También habla de clausurar locales informales y pintar líneas amarillas en las aceras donde se identifique aglomeración de carros estacionados en las madrugadas, especialmente donde haya sospecha de reuniones en bares clandestinos.
Según reitera González, desde que llegó a la alcaldía, en el 2024, sabía de esta problemática y por ello ha impulsado a la comunidad como ciudad deportiva.
“La gente denuncia más porque nos lo cuentan directamente, padres de familia, gente y organizaciones comunales y eso nos ayuda; es una suerte de inteligencia comunal que nos permite movernos. Estamos viendo el problema de la prostitución, pero además el problema de desempleo, de niños que no van a estudiar”, explicó.

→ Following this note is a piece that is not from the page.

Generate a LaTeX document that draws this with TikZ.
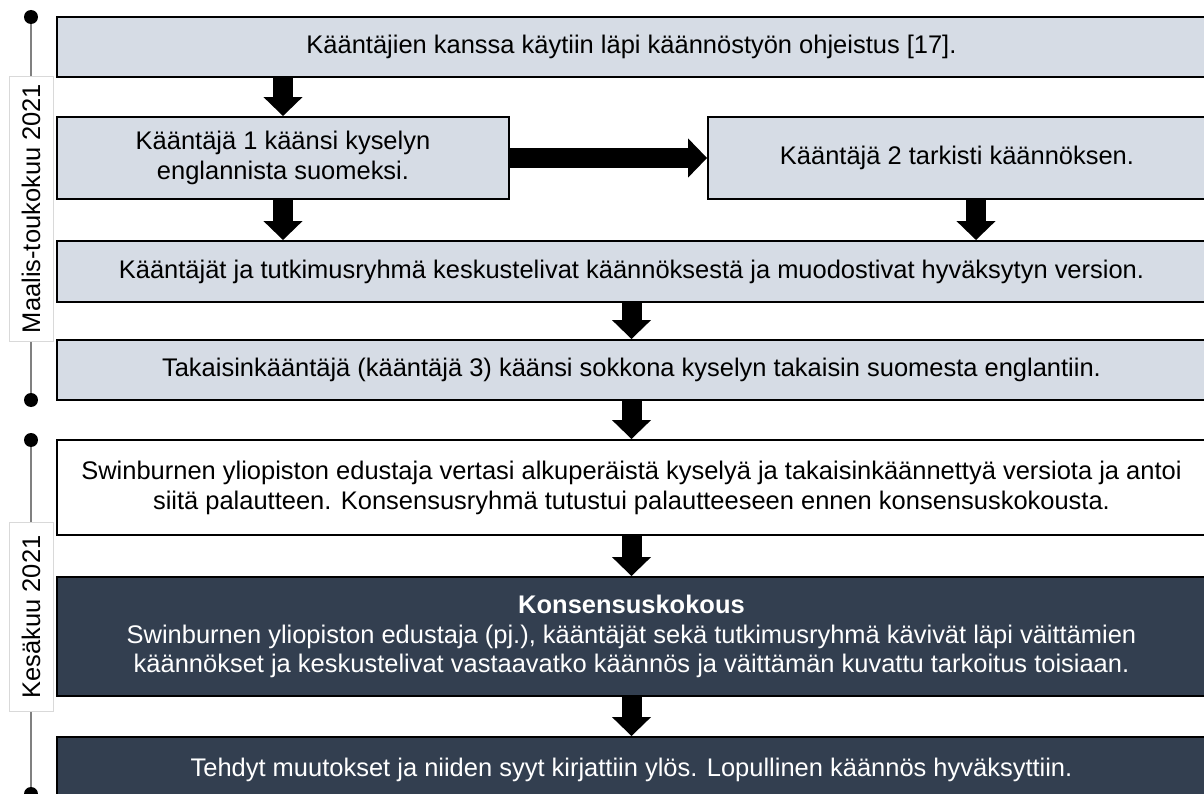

Solo tres casos registrados en vía judicial
Hasta el momento, la realidad en las costas se conoce a través de la experiencia de expertos, o por los testimonios de sobrevivientes; sin embargo, es complejo precisar la dimensión real del problema a través de los datos.
Por ejemplo, entre 2019 y junio de 2025, el OIJ registró solo 3 casos de trata y tráfico de personas en Jacó. En Tamarindo, Guanacaste, solo uno en el mismo periodo.
Estos datos, señala la fiscala Salazar, se explican porque la mayoría de las denuncias se atienden en la Fiscalía contra la Trata. La entidad trabaja en una herramienta que permitirá, a partir del primer trimestre del 2026, identificar los sitios donde ocurren estos delitos, por ahora desconocidos.
Por su parte, entre enero del 2020 y junio del 2025, la Coalición Nacional contra el Tráfico Ilícito de Migrantes y la Trata de Personas ha acreditado 283 víctimas de estos delitos.
Omer Badilla, director de la Dirección General de Migración, afirma que la cifra real es mayor, ya que el temor a denunciar y la falta de conocimiento sobre el delito dificultan el seguimiento de los casos. El departamento de prensa de la institución afirmó que, por el momento, tampoco cuenta con datos desagregados por ubicación.
Colaboró en este reportaje el periodista Juan Fernando Lara Salas.